Health privacy laws — such as the Genetic Information Nondiscrimination Act (GINA) and the Health Insurance Portability and Accountability Act (HIPAA) — restrict the uses of identifiable genetic information, but typically for employers and health providers. Genetic genealogy databases typically note that they are not involved in the health care business.

Ram questioned whether law enforcement would be able to continue their assertion that forensic DNA databases do not contain sensitive information in light of the second study, as well as the 2018 Supreme Court decision in Carpenter v. United States. That judgement outlawed warrantless searches of cellphone location data due to privacy concerns.

“This ruling is likely to apply more broadly to deeply sensitive information shared with a third party, such as genetic data,” Ram said.
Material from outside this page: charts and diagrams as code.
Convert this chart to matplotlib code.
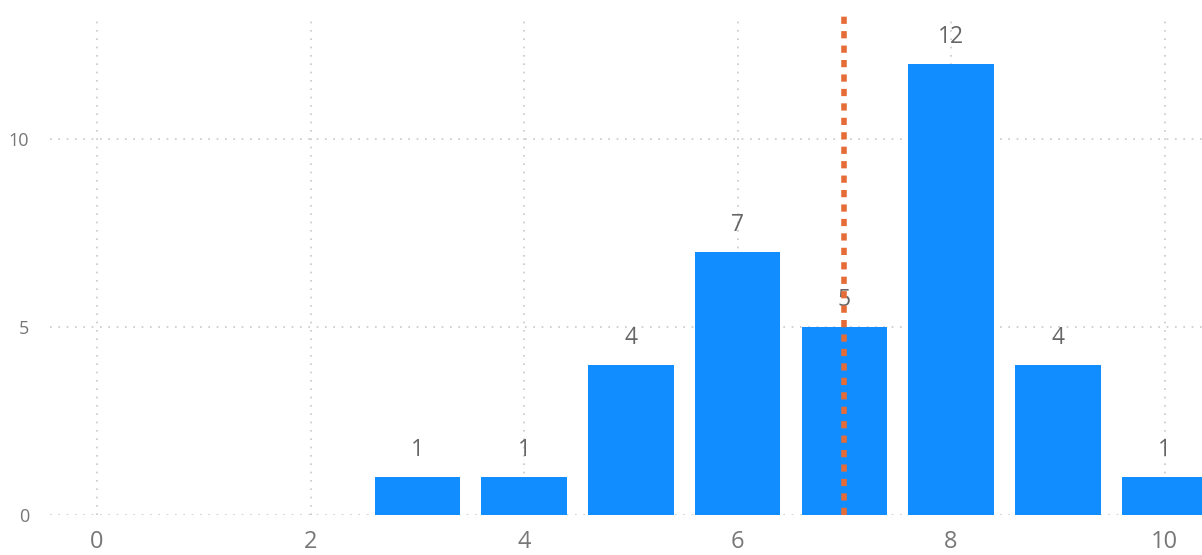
import matplotlib.pyplot as plt

plt.rcParams['font.family'] = ['Open Sans', 'DejaVu Sans']

# data
bins = [3, 4, 5, 6, 7, 8, 9, 10]
counts = [1, 1, 4, 7, 5, 12, 4, 1]
ref_line = 7
x_ticks = [0, 2, 4, 6, 8, 10]
y_ticks = [0, 5, 10]

fig = plt.figure(figsize=(12.02, 5.55), dpi=100)
ax = fig.add_axes([50 / 1202, 40 / 555, 1 - 50 / 1202, 500 / 555])

ax.bar(bins, counts, width=0.8, color='#118DFF', zorder=3)
for x, c in zip(bins, counts):
    ax.text(x, c + 0.4, str(c), ha='center', va='bottom', fontsize=16.5,
            color='#666666', zorder=4)

ax.axvline(ref_line, color='#E66C37', linestyle=(0, (1.3, 1.3)), linewidth=4,
           zorder=5)

ax.set_xlim(-0.44, 10.35)
ax.set_ylim(0, 13.3)
ax.set_xticks(x_ticks)
ax.set_yticks(y_ticks)
ax.tick_params(axis='x', length=0, labelsize=17, labelcolor='#777777', pad=11)
ax.tick_params(axis='y', length=0, labelsize=13, labelcolor='#777777', pad=15)
ax.grid(True, linestyle=(0, (1, 4)), color='#c8c8c8', linewidth=1.2, zorder=0)
for s in ax.spines.values():
    s.set_visible(False)

fig.savefig('out.png', dpi=100)
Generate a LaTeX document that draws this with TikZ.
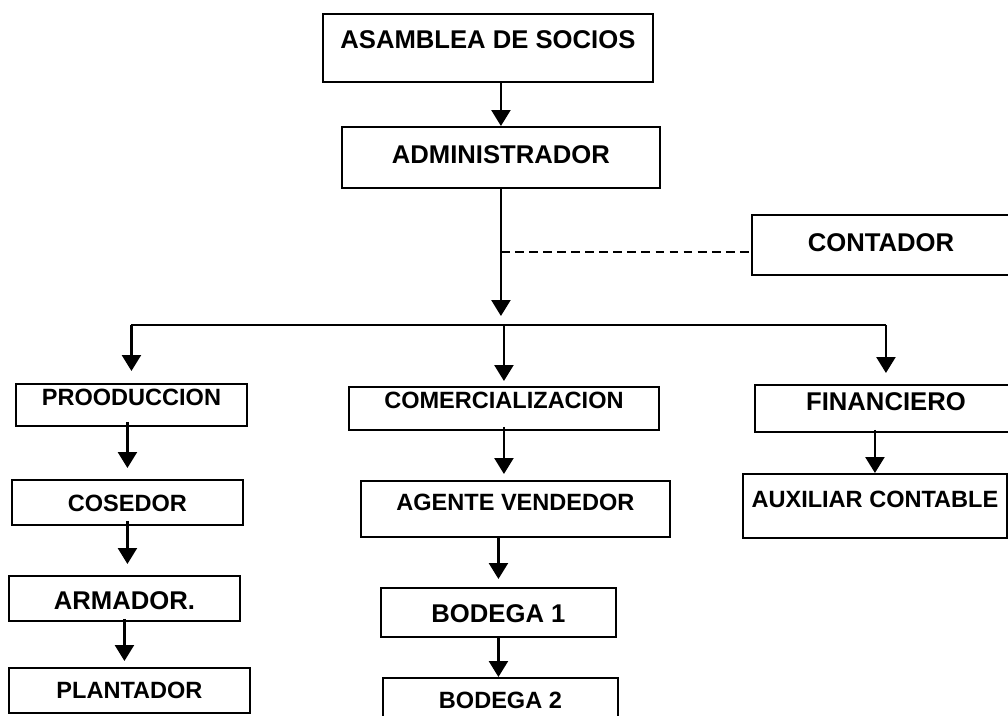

She said some state laws already restrict these types of searches but argued that broader regulations are needed.

Until they arrive, everyone should expect to see more investigations like the one used to find the “Golden State Killer” suspect, given that some companies are now offering to conduct forensic searches in genealogy databases.

“The use of DNA databases to identify family members who are not themselves in the database raises serious and troubling questions about genetic privacy,” Ram said. “Individuals who are not directly a part of a database are findable as a byproduct of biology, and not through any voluntary conduct of their own.”